Meski begitu, ia mengaku tetap berusaha menerima pesanan, meskipun pembeli kerap menawar dengan harga yang sama seperti sebelumnya.

"Cuman kalau harga, ya kadang-kadang orang nawarnya emang tetep, Neng. Asal masih ada lebihnya aja diterima aja kalau Ummi sih. Ambil aja lah. Kan ini kan perlunya buat gaji anak-anak, buat operasional, buat bayar sewa toko, buat bayar-bayar kayak gitu. Jadi yaudah kadang-kadang diterima aja. Biarin deh tipis-tipis gitu kan. Tapi kita masih dapet lebihnya. Kayak gitu," jelasnya.

Ingin Bisa Bertahan

Kenaikan harga bahan baku juga dirasakan oleh Sri, penjaga toko di kios yang berbeda.

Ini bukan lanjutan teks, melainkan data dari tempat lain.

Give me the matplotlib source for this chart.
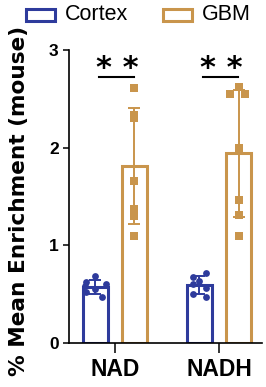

"Dari tahun ke tahun pasti naik. Ya biasanya sih masalah di bahan-bahan ini, ya bahan bakunya sih. Banyaknya tukang itu minta naik harga karena di bahan bakunya mungkin. Naiknya sih tergantung barang. Ada yang naiknya beberapa puluh ribu, ada juga ratusan ribu, tergantung barangnya, tergantung produk. Ada juga beberapa produk yang naiknya tuh bisa Rp100.000-an gitu."

Baik Sri maupun Siti sama-sama berharap usaha mereka kembali seramai dulu, meski kini dihadapkan pada berbagai kendala, mulai dari peraturan pemerintah hingga biaya operasional yang terus berjalan.

Bagi mereka, yang terpenting adalah tetap bisa bertahan dan memastikan para karyawan yang menggantungkan hidup pada usaha ini tetap memenuhi kebutuhannya.